I am looking for the best rendering option to create a digital intermediate. I am working with archival footage, scanned in ProRes HD422 at 24p. This old footage involves considerable color correction, contrast, and sharpening. I would like to create an intermediate with little or no compression which will be used to add (a lot of) text and then used as a master to generate output formats as needed... as well as high bitrate MP4 and MOV, i hope to generate an uncompressed or lossless output which then will be used for the creation of a DCP.

working with MSP15 i can only see one option for uncompressed, Video for Windows AVI. I have run some tests, and the results are disappointing. when i A/B the original on the timeline with the AVI render, the render is soft (loss of resolution/definition), basically a loss of sharpness and contrast.

i tried adding an additional sharpening of .500 to create another render, but the improvement was minimal, still inferior to the original on the timeline.

your suggestions greatly appreciated (i have frame-grabs if useful).....

KT

Comments

Musicvid wrote on 5/25/2020, 10:27 PM

1. Uncompressed AVI does not cause it to be "soft (loss of resolution/definition), basically a loss of sharpness and contrast," unless you have changed the resolution or frame rate from the original or added lossy effects. That is a promise.

2. Your question is an oxymoron. You want to add "considerable color correction, contrast, and sharpening," all of which are severely lossy editing procedures, then you want to save the result as lossless? 😳

Just adding a Sharpen filter in editing is more destructive than rendering to the worst possible intermediate codec you could think of.

3. If you want a lossless Archive, save the source as UT RGB (or 422 for even more compression). This gives the most manageable file sizes for editing

4. If you want to destructively edit your media in the way you suggest, it doesn't matter much how you save or store it.
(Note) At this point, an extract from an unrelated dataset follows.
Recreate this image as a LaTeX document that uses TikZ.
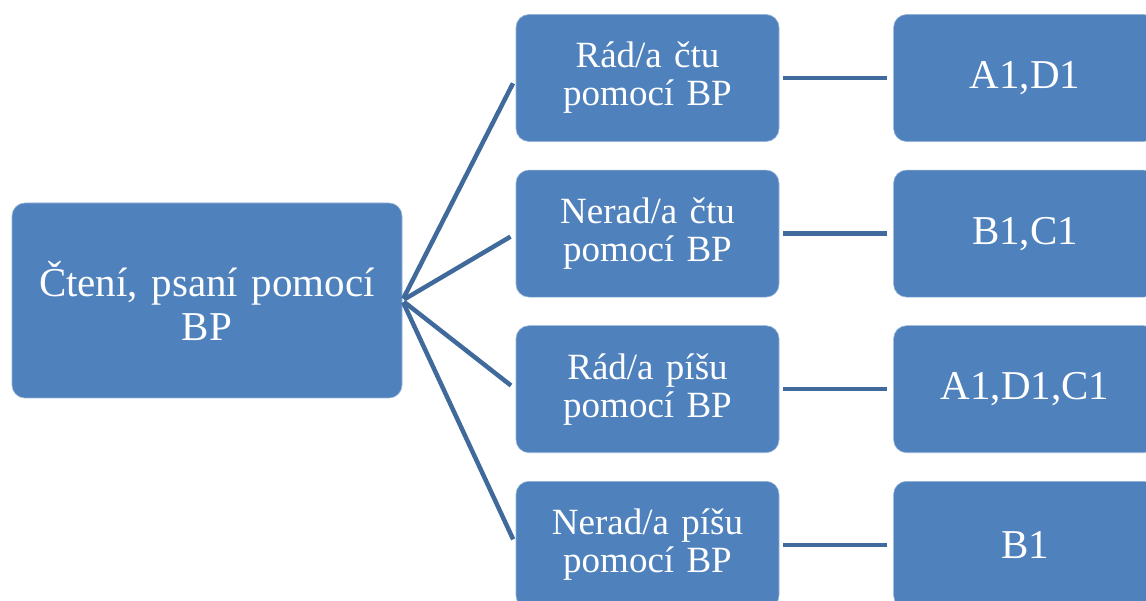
\documentclass[tikz,border=0pt]{standalone}
\usepackage{fontspec}
\setmainfont{Liberation Serif}
\usetikzlibrary{positioning}
\definecolor{boxblue}{RGB}{79,129,189}
\definecolor{linkblue}{RGB}{64,106,155}

\begin{document}
\begin{tikzpicture}[
  x=1pt, y=1pt,
  every node/.style={fill=boxblue, draw=boxblue!60!white, line width=0.6pt, rounded corners=13pt,
    text=white, align=center, inner sep=0pt},
  root box/.style={minimum width=390pt, minimum height=195pt, text width=370pt,
    font=\fontsize{41}{44}\selectfont},
  mid box/.style={minimum width=263pt, minimum height=127pt, text width=250pt,
    font=\fontsize{37}{38}\selectfont},
  end box/.style={minimum width=263pt, minimum height=127pt, text width=250pt,
    font=\fontsize{41}{44}\selectfont},
  link/.style={draw=linkblue, line width=4.5pt}
]
\useasboundingbox (0,0) rectangle (1146,-601);
\clip (0,0) rectangle (1146,-601);

\node [root box] (root) at (207,-300.5) {Čtení, psaní pomocí\\BP};

\node [mid box] (cteRad) at (647.5,-78) {Rád/a čtu\\pomocí BP};
\node [mid box, below=28pt of cteRad] (cteNerad) {Nerad/a čtu\\pomocí BP};
\node [mid box, below=28pt of cteNerad] (pisRad) {Rád/a píšu\\pomocí BP};
\node [mid box, below=28pt of pisRad] (pisNerad) {Nerad/a píšu\\pomocí BP};

\node [end box, right=114pt of cteRad] (skupA) {A1,D1};
\node [end box, right=114pt of cteNerad] (skupB) {B1,C1};
\node [end box, right=114pt of pisRad] (skupC) {A1,D1,C1};
\node [end box, right=114pt of pisNerad] (skupD) {B1};

% spojnice
\draw [link, shorten <=2pt, shorten >=6pt] (root.east) -- (cteRad.west);
\draw [link, shorten <=2pt, shorten >=6pt] (root.east) -- (cteNerad.west);
\draw [link, shorten <=2pt, shorten >=6pt] (root.east) -- (pisRad.west);
\draw [link, shorten <=2pt, shorten >=6pt] (root.east) -- (pisNerad.west);

\draw [link, shorten <=4pt, shorten >=6pt] (cteRad.east) -- (skupA.west);
\draw [link, shorten <=4pt, shorten >=6pt] (cteNerad.east) -- (skupB.west);
\draw [link, shorten <=4pt, shorten >=6pt] (pisRad.east) -- (skupC.west);
\draw [link, shorten <=4pt, shorten >=6pt] (pisNerad.east) -- (skupD.west);

\end{tikzpicture}
\end{document}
Common delivery codecs are good enough, and will retain plenty of quality and give you lightweight files for presentation.

5. If you eventually wish to do more judicious grading, use Unsharp Mask in place of sharpening, Levels and Gamma instead of contrast, and white balance instead of color correction; I simply can't agree with doing such destructive editing at the source level, and expecting a "lossless" result.
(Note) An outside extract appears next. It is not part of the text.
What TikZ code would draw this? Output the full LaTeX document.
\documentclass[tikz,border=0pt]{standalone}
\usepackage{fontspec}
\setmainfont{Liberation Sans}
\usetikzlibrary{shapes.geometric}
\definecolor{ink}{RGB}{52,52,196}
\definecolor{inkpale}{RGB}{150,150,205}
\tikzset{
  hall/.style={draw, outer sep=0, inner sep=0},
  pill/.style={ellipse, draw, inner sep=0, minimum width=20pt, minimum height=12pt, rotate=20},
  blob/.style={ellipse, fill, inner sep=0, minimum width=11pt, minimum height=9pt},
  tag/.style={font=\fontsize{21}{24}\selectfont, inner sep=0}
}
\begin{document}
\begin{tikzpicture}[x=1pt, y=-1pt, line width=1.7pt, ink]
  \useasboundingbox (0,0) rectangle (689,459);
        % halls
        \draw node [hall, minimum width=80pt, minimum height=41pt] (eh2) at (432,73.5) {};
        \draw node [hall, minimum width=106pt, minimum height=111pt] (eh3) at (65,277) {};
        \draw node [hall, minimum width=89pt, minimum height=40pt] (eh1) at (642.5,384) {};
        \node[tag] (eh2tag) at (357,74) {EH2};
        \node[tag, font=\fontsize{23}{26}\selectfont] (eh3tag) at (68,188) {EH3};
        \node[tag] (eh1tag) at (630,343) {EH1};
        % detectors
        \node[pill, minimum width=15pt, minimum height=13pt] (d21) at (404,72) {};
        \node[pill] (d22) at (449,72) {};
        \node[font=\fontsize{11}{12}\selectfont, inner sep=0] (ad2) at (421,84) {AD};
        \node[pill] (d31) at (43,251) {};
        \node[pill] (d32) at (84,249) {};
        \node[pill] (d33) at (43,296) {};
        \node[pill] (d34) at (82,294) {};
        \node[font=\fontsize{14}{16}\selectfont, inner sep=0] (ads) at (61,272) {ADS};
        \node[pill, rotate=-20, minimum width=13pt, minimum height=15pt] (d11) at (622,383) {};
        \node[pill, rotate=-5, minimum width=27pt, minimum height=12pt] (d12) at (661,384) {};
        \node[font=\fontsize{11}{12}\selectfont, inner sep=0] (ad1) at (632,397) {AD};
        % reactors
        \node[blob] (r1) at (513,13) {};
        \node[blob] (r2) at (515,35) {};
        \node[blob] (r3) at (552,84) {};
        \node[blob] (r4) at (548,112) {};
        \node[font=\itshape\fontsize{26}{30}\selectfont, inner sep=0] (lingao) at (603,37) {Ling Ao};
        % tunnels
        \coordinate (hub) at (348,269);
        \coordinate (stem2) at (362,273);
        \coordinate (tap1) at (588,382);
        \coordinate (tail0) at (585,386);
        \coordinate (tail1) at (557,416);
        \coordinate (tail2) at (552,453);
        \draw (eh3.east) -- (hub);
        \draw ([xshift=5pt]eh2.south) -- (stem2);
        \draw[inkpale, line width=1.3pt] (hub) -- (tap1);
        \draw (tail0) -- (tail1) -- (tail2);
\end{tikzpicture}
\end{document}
K_T wrote on 5/26/2020, 8:28 PM

Many thanks for your reply.  Although I'm familiar with Premiere from a couple of years ago, there's much in your message that i don't understand.
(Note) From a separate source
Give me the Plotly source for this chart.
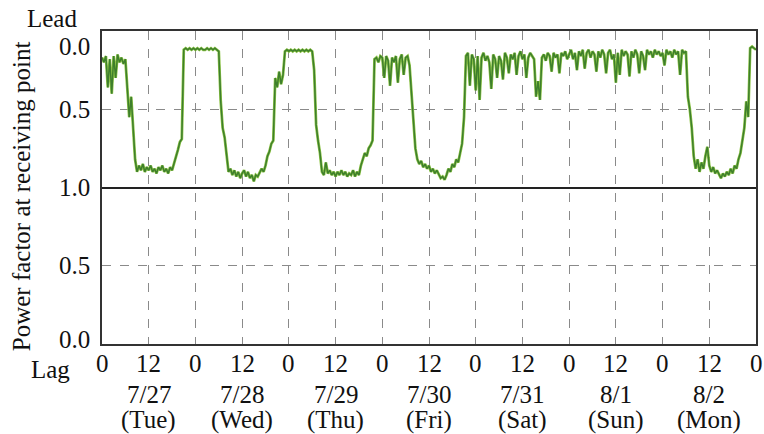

Working with the ProRes HQ422 scan of the archival material, there's a fair bit of work to bring out an acceptable image.  The MSP15 tools i use (Brightness/Contrast, Color Balance, HSL Adjust and Sharpen) seem to do the trick.  However, as i mentionned, the render (AVI uncompressed, project setting "best") doesn't provide the WYSIWYG that i expected, particularly regarding sharpness and contrast.


Apparently, from your comments, these tools are severely lossy and "destructively edit your media".  This seems strange to me.  Why would Vegas tools be included that are destructive to the process?  After achieving a good image on my edit (preview/best/auto), why do these tools not result in an accurate AVI render?


Using the Sharpen filter is seemingly a big mistake.  I'm unfamiliar with the Unsharp Mask you suggest, however Sharpen does get the result i'm looking for quite easily.  Is there a way to use it that isn't destructive?


Finally, i tried looking into your UT RGB file suggestion, but couldn't find it within MSP15.  Where do i look?


Overall, perhaps i've been given the wrong advice.  I was told that a project that builds on several renders (in this case, probably 3 with the last one our "master), it was best to use an uncompressed file type as an intermediate.  Many codecs apparently compress, and compress again with each render/edit cycle.  Perhaps MSP15 has such an "intermediate" that i should choose for the renders, a codec that is not recompressed each time?


i apologize for my confusion, and appreciate any suggestions...
KT
 

Former user wrote on 5/26/2020, 8:49 PM

AVI, like QT contains many codecs. Which AVI codec did you use for the render?

Musicvid wrote on 5/26/2020, 9:37 PM

@K_T

Welcome to the learning curve. All conventional video filters are destructive. The ones you name are among the worst at stealing something called bit depth. Once it's gone, it's gone, and can't be restored. Rendering "lossless" makes not a gnat's ass worth of difference at that point.

I suggest you learn to make a visually lossless intermediate first, and pack away the six-guns for now . There is absolutely nothing wrong with the ProRes codec; if you will upload an original example of your source to Drive or Dropbox, we may be able to help you make some more informed grading choices without resorting to such incendiary methods.

UT is a VFW AVI codec that you download and install separately. You can see that it is much smaller than uncompressed. You can also see that Uncompressed AVI is 100% mathematically lossless RGB 4:4:4, so your lingering remarks of less "sharpness and contrast" are caused by something else, not the codec. Maybe you could make that a topic of a separate thread, if it still seems that way to you, or if you are unsure how to match render-to-source properties, which may be the case here.

We encourage you to begin your learning curve here:

https://www.vegascreativesoftware.info/us/forum/speaking-good-video-a-beginner-s-guide--104463/

https://www.vegascreativesoftware.info/us/forum/new-users-consult-the-tutorials-first-please--118014/

 

 

K_T wrote on 5/26/2020, 11:58 PM

Render in the following format:

Video for Windows HD1920-1080 using Sony YUV codec, Open DML compatible

pixel aspect ratio: 1.00 format: uncompressed interleave 0.250 create Open DML

K_T wrote on 5/27/2020, 12:12 AM

thank you for your advice.
just to be clear, putting aside the destructive tools, is AVI uncompressed my best choice within MSP for an intermediate that can be survive several edits and renderings without undue visual degradation or artifacts?   do i have that part right? use AVI uncompressed to get to a final "master", then generate what is needed from that, or would you recommend something else?